*EXERCISE DESCRIPTION*. Take the material below and extract the lines from the one with "Convert this chart to matplotlib code." through the one with "from matplotlib.transforms import", word for word, without pictures.

[Plotting code records]

========

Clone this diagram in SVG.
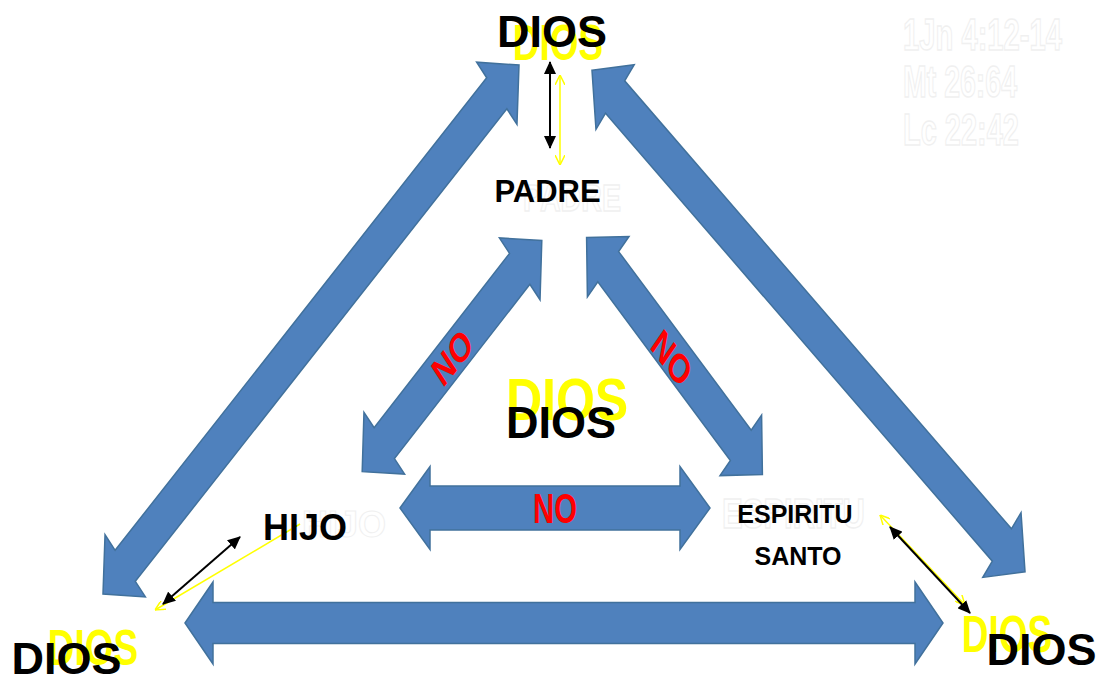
<svg xmlns="http://www.w3.org/2000/svg" width="1104" height="679" viewBox="0 0 1104 679">
<style>
.arr{fill:#4f81bd;stroke:#41719c;stroke-width:1.5}
.blk{font-family:"Liberation Sans",Arial,sans-serif;font-weight:bold;fill:#000;text-anchor:middle}
.yel{font-family:"Liberation Sans",Arial,sans-serif;font-weight:bold;fill:#ffff00;text-anchor:middle}
.red{font-family:"Liberation Sans",Arial,sans-serif;font-weight:bold;fill:#ff0000;text-anchor:middle}
.ghost{font-family:"Liberation Sans",Arial,sans-serif;font-weight:bold;fill:#fff;stroke:#f0f0f0;stroke-width:1}
.bl{stroke:#000;stroke-width:2;fill:none}
.yl{stroke:#ffff00;stroke-width:1.5;fill:none}
</style>
<defs>
<marker id="mb" viewBox="0 0 13 12" refX="12" refY="6" markerWidth="13" markerHeight="12" markerUnits="userSpaceOnUse" orient="auto-start-reverse"><path d="M0,0 L13,6 L0,12 z" fill="#000"/></marker>
<marker id="my" viewBox="0 0 10 10" refX="10" refY="5" markerWidth="10" markerHeight="10" markerUnits="userSpaceOnUse" orient="auto-start-reverse"><path d="M0,0 L10,5 L0,10" fill="none" stroke="#ffff00" stroke-width="1.5"/></marker>
</defs>
<rect width="1104" height="679" fill="#fff"/>
<g id="references">
<text class="ghost" font-size="32" textLength="159" lengthAdjust="spacingAndGlyphs" transform="translate(903,50) scale(1,1.4)">1Jn 4:12-14</text>
<text class="ghost" font-size="32" textLength="114" lengthAdjust="spacingAndGlyphs" transform="translate(903,97) scale(1,1.4)">Mt 26:64</text>
<text class="ghost" font-size="32" textLength="116" lengthAdjust="spacingAndGlyphs" transform="translate(903,145) scale(1,1.4)">Lc 22:42</text>
</g>
<g id="connectors">
<g transform="scale(1,1.4)">
<polygon class="arr" vector-effect="non-scaling-stroke" transform="translate(311,235.4) rotate(-42.25)" points="-281,0 -251,-30 -251,-15 251,-15 251,-30 281,0 251,30 251,15 -251,15 -251,30"/>
<polygon class="arr" vector-effect="non-scaling-stroke" transform="translate(808.5,229.3) rotate(39.6)" points="-281,0 -251,-30 -251,-15 251,-15 251,-30 281,0 251,30 251,15 -251,15 -251,30"/>
<polygon class="arr" vector-effect="non-scaling-stroke" transform="translate(452,254.3) rotate(-42.6)" points="-122,0 -92,-30 -92,-15 92,-15 92,-30 122,0 92,30 92,15 -92,15 -92,30"/>
<polygon class="arr" vector-effect="non-scaling-stroke" transform="translate(674.5,254.3) rotate(43.9)" points="-122,0 -92,-30 -92,-15 92,-15 92,-30 122,0 92,30 92,15 -92,15 -92,30"/>
<text class="red" font-size="29" transform="translate(452,255) rotate(-42.6)" y="10.5">NO</text>
<text class="red" font-size="29" transform="translate(672,255.5) rotate(43.9)" y="10.5">NO</text>
</g>
<polygon class="arr" points="185,623 213,582 213,602.5 915,602.5 915,582 943,623 915,664 915,643.5 213,643.5 213,664"/>
<polygon class="arr" points="400,508 430,466.5 430,486 680,486 680,466.5 710,508 680,549.5 680,530 430,530 430,549.5"/>
<text class="red" font-size="29.3" transform="translate(555,523) scale(1,1.43)">NO</text>
<line class="yl" x1="560" y1="75" x2="560" y2="165" marker-start="url(#my)" marker-end="url(#my)"/>
<line class="bl" x1="550" y1="62" x2="550" y2="148" marker-start="url(#mb)" marker-end="url(#mb)"/>
<line class="yl" x1="300" y1="524" x2="155" y2="610" marker-end="url(#my)"/>
<line class="bl" x1="240" y1="537" x2="163" y2="604" marker-start="url(#mb)" marker-end="url(#mb)"/>
<line class="yl" x1="880" y1="515" x2="965" y2="605" marker-start="url(#my)" marker-end="url(#my)"/>
<line class="bl" x1="890" y1="527" x2="970" y2="613" marker-start="url(#mb)" marker-end="url(#mb)"/>
</g>
<g id="dios-top">
<text class="yel" font-size="37" transform="translate(558,60) scale(1,1.35)">DIOS</text>
<text class="blk" font-size="45" x="552" y="47">DIOS</text>
</g>
<g id="padre">
<text class="ghost" font-size="28.6" text-anchor="middle" transform="translate(572,211) scale(1,1.3)">PADRE</text>
<text class="blk" font-size="31" x="547.5" y="202">PADRE</text>
</g>
<g id="dios-center">
<text class="yel" font-size="50" transform="translate(567,420) scale(1,1.17)">DIOS</text>
<text class="blk" font-size="45" x="561" y="438">DIOS</text>
</g>
<g id="hijo">
<text class="ghost" font-size="36" text-anchor="middle" x="344" y="537">HIJO</text>
<text class="blk" font-size="36" x="305" y="540">HIJO</text>
</g>
<g id="espiritu-santo">
<text class="ghost" font-size="31" text-anchor="middle" transform="translate(793.5,528) scale(1,1.4)">ESPIRITU</text>
<text class="blk" font-size="25" x="795" y="523">ESPIRITU</text>
<text class="blk" font-size="25" x="798" y="565">SANTO</text>
</g>
<g id="dios-left">
<text class="yel" font-size="37" transform="translate(93,665) scale(1,1.33)">DIOS</text>
<text class="blk" font-size="45" x="66.5" y="674">DIOS</text>
</g>
<g id="dios-right">
<text class="yel" font-size="37" transform="translate(1007,652) scale(1,1.4)">DIOS</text>
<text class="blk" font-size="45" x="1041.5" y="665">DIOS</text>
</g>
</svg>
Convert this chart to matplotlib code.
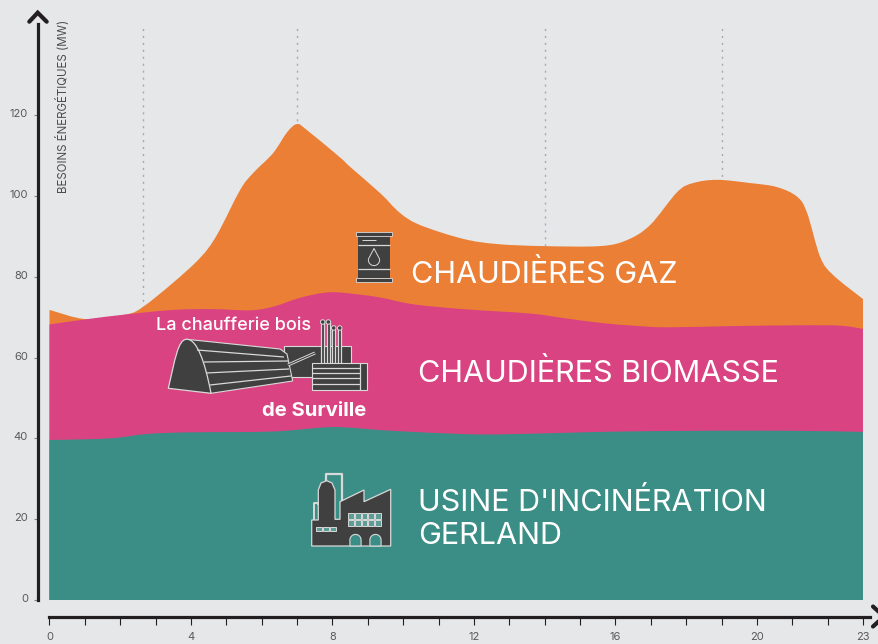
import numpy as np
import matplotlib
matplotlib.use("Agg")
import matplotlib.pyplot as plt
from matplotlib.path import Path
from matplotlib.patches import PathPatch, Polygon, Rectangle, Ellipse
from matplotlib.transforms import ScaledTranslation

# hours / MW
gaz_h = [0, 1.05, 2.18, 2.65, 3.49, 4.26, 4.73, 5.39, 5.76, 6.32, 6.72, 7.0, 7.28, 8.22, 8.5, 9.35, 9.91,
         10.48, 11.69, 12.66, 13.96, 15.57, 16.33, 16.98, 17.75, 18.2, 18.88, 19.81, 20.57, 21.14, 21.42,
         21.79, 22.16, 23]
gaz_mw = [71.8, 69.5, 70.7, 72.6, 78.5, 84.7, 90.3, 101.5, 105.7, 110.6, 115.8, 117.8, 116.3, 109.5, 107.2,
          100.7, 95.8, 92.8, 89.4, 88.1, 87.6, 87.6, 89.1, 92.8, 101, 103.2, 104, 103.2, 102.2, 99.8, 95.8,
          84.9, 80.4, 74.5]
bio_h = [0, 1.05, 2.18, 3.49, 4.62, 5.67, 6.32, 7.08, 7.73, 8.22, 9.27, 10.28, 11.69, 13.59, 14.52, 15.57,
         16.5, 17.46, 19.33, 21.22, 22.36, 23]
bio_mw = [68.2, 69.5, 70.7, 71.8, 72.0, 71.7, 72.6, 74.8, 76.0, 76.1, 75.0, 73.2, 72.0, 70.9, 69.8, 68.6,
          67.9, 67.5, 67.8, 68.0, 67.9, 67.1]
usine_h = [0, 1.7, 2.76, 3.97, 6.32, 8.02, 9.63, 11.61, 12.74, 14.63, 17.0, 20.74, 23]
usine_mw = [39.6, 40.0, 41.1, 41.5, 41.7, 42.8, 41.9, 41.1, 41.0, 41.4, 41.8, 41.9, 41.6]

x_ticks = list(range(24))
x_labels = ['0', '', '', '', '4', '', '', '', '8', '', '', '', '12', '', '', '', '16', '', '', '', '20', '', '', '23']
y_ticks = [0, 20, 40, 60, 80, 100, 120]
guides = [2.65, 7, 14, 19]

bg = '#e6e7e9'
dark = '#231f20'
icon = '#404041'
icon_line = '#d9d9d9'
plt.rcParams['font.family'] = ['Inter', 'DejaVu Sans']

fig = plt.figure(figsize=(8.79, 6.44), dpi=100, facecolor=bg)
ax = fig.add_axes([49.5/879, 44/644, 813.5/879, 576/644], facecolor=bg)
ax.set_xlim(0, 23)
ax.set_ylim(0, 142.57)


def area(xs, ys, color, z):
    # smooth top edge, closed along y=0
    p = np.column_stack([xs, ys])
    verts = [(xs[0], 0), p[0]]
    codes = [Path.MOVETO, Path.LINETO]
    for i in range(len(p)-1):
        a = p[max(i-1, 0)]
        d = p[min(i+2, len(p)-1)]
        verts += [p[i]+(p[i+1]-a)/6, p[i+1]-(d-p[i])/6, p[i+1]]
        codes += [Path.CURVE4]*3
    verts += [(xs[-1], 0), (xs[0], 0)]
    codes += [Path.LINETO, Path.CLOSEPOLY]
    ax.add_patch(PathPatch(Path(verts, codes), facecolor=color, edgecolor='none', zorder=z))


ax.vlines(guides, 0, 142.4, color='#a7a9ac', lw=1, linestyles=(0, (1.5, 3.5)), zorder=1)
area(gaz_h, gaz_mw, '#eb7f36', 2)
area(bio_h, bio_mw, '#da4381', 3)
area(usine_h, usine_mw, '#3b8e86', 4)

for s in ['top', 'right']:
    ax.spines[s].set_visible(False)
ax.spines['left'].set_position(('outward', 8.5))
ax.spines['left'].set_bounds(0, 142.57)
ax.spines['left'].set_linewidth(2.3)
ax.spines['left'].set_color(dark)
ax.spines['bottom'].set_position(('outward', 11.9))
ax.spines['bottom'].set_bounds(0, 23.2)
ax.spines['bottom'].set_linewidth(2.3)
ax.spines['bottom'].set_color(dark)
ax.set_xticks(x_ticks)
ax.set_xticklabels(x_labels)
ax.set_yticks(y_ticks)
ax.tick_params(axis='x', length=5.5, width=0.8, color=dark, labelsize=8, labelcolor='#58595b', pad=6)
ax.tick_params(axis='y', length=3, width=0.8, color='#808285', labelsize=8, labelcolor='#58595b', pad=4)
# the y labels sit a little above their ticks
up = ScaledTranslation(0, 1.5/72, fig.dpi_scale_trans)
for lab in ax.get_yticklabels():
    lab.set_transform(lab.get_transform()+up)

# overlay in pixels for the arrows, texts and icons
ov = fig.add_axes([0, 0, 1, 1], facecolor='none')
ov.set_xlim(0, 879)
ov.set_ylim(644, 0)
ov.axis('off')

ov.plot([29.3, 37.7, 46.7], [21.7, 12.7, 21.7], color=dark, lw=3, solid_capstyle='round', solid_joinstyle='miter')
ov.plot([873, 884, 873], [606.5, 616.5, 626.5], color=dark, lw=3, solid_capstyle='round', solid_joinstyle='miter')

ov.text(63, 193, 'BESOINS ÉNERGÉTIQUES (MW)', rotation=90, ha='center', va='bottom', fontsize=8.3, color='#4d4d4f')

big = dict(color='white', fontsize=22, fontweight='normal', va='center', ha='left', zorder=10)
ov.text(411, 274, 'CHAUDIÈRES GAZ', **big)
ov.text(418, 373, 'CHAUDIÈRES BIOMASSE', **big)
ov.text(418, 502, "USINE D'INCINÉRATION", **big)
ov.text(418, 536, 'GERLAND', **big)
ov.text(156, 325, 'La chaufferie bois', color='white', fontsize=13, fontweight='medium', va='center', zorder=10)
ov.text(262, 411, 'de Surville', color='white', fontsize=14.6, fontweight='bold', va='center', zorder=10)


def rect(x0, y0, x1, y1, fc=icon, ec=icon_line, lw=0.8, z=6):
    ov.add_patch(Rectangle((x0, y0), x1-x0, y1-y0, facecolor=fc, edgecolor=ec, lw=lw, zorder=z))


def line(xs, ys, c=icon_line, lw=0.9, z=7):
    ov.plot(xs, ys, color=c, lw=lw, zorder=z, solid_capstyle='butt')


# barrel
rect(358, 235.7, 390, 278, ec='none')
rect(355.7, 232, 392.3, 235.7, lw=0.6)
rect(355.7, 278, 392.3, 282, lw=0.6)
line([358, 390], [245, 245])
line([358, 390], [268.5, 268.5])
line([362, 376], [240, 240], lw=0.7)
th = np.linspace(-0.2, np.pi+0.2, 30)
drop_x = np.r_[374, 374+5.6*np.cos(th), 374]
drop_y = np.r_[248.5, 260+5.6*np.sin(th), 248.5]
line(drop_x, drop_y, lw=0.7)

# wood boiler hall
rect(284, 346, 350.7, 376.7)
arch = Path([(168.3, 388.3), (175, 360), (178, 339), (186.7, 339.3), (197, 339), (205, 362), (211, 393.3), (168.3, 388.3)],
            [Path.MOVETO, Path.CURVE4, Path.CURVE4, Path.CURVE4, Path.CURVE4, Path.CURVE4, Path.CURVE4, Path.CLOSEPOLY])
ov.add_patch(Polygon([(186.7, 339.3), (280, 349), (287, 354), (292.7, 381), (211, 393.3)], facecolor=icon,
                     edgecolor=icon_line, lw=0.8, zorder=7))
ov.add_patch(PathPatch(arch, facecolor=icon, edgecolor=icon_line, lw=0.9, zorder=8))
line([197, 284], [350, 357], z=8)
line([204, 288], [362, 361], z=8)
line([206, 289], [373, 369], z=8)
line([210, 291], [385, 376], z=8)
line([288, 315], [365, 353], lw=2.2, z=8)
line([288, 315], [365, 353], c=icon, lw=0.8, z=9)
for x0, x1, y0 in [(321, 324.4, 322), (326.7, 330, 322), (332, 335.4, 328), (338, 341.4, 328)]:
    rect(x0, y0, x1, 364, lw=0.9, fc=icon)
    ov.add_patch(Ellipse(((x0+x1)/2, y0), 4.5, 4.5, facecolor=icon, edgecolor=icon_line, lw=0.7, zorder=7))
rect(312.3, 362.7, 366.7, 390, z=8)
for yy in [368, 373, 378, 384]:
    line([312.3, 360], [yy, yy], z=9)
line([360, 360], [362.7, 390], z=9)

# incineration plant
fx = [311.7, 311.7, 318.3, 318.3, 321, 326.7, 332, 335, 335, 340, 340, 364, 364, 390.7, 390.7, 311.7]
fy = [546, 520, 520, 490, 483, 480.7, 483, 490, 519.3, 519.3, 501.7, 490, 501.7, 489.3, 546, 546]
ov.add_patch(Polygon(np.column_stack([fx, fy]), facecolor=icon, edgecolor=icon_line, lw=0.9, zorder=6))
line([326, 326, 342, 342], [481, 473.5, 473.5, 501], lw=1.6)
line([314, 314, 318, 318], [520, 502.5, 502.5, 505], lw=1.4)
for cx in [355.5, 375.5]:
    th = np.linspace(np.pi, 0, 20)
    door_x = np.r_[cx-5.6, cx+5.6*np.cos(th), cx+5.6]
    door_y = np.r_[546, 540-5.6*np.sin(th), 546]
    ov.fill(door_x, door_y, facecolor='#3b8e86', edgecolor=icon_line, lw=0.8, zorder=7)
for row in range(2):
    for col in range(5):
        rect(348.5+col*6.6, 512.5+row*7, 354.3+col*6.6, 518.7+row*7, fc='#5f9c95', lw=0.7, z=7)
for col in range(3):
    rect(316+col*7, 527, 322+col*7, 531, fc='#5f9c95', lw=0.7, z=7)

fig.savefig('out.png', dpi=100, facecolor=bg)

========

*THE REPLY*.
Convert this chart to matplotlib code.
import numpy as np
import matplotlib
matplotlib.use("Agg")
import matplotlib.pyplot as plt
from matplotlib.path import Path
from matplotlib.patches import PathPatch, Polygon, Rectangle, Ellipse
from matplotlib.transforms import ScaledTranslation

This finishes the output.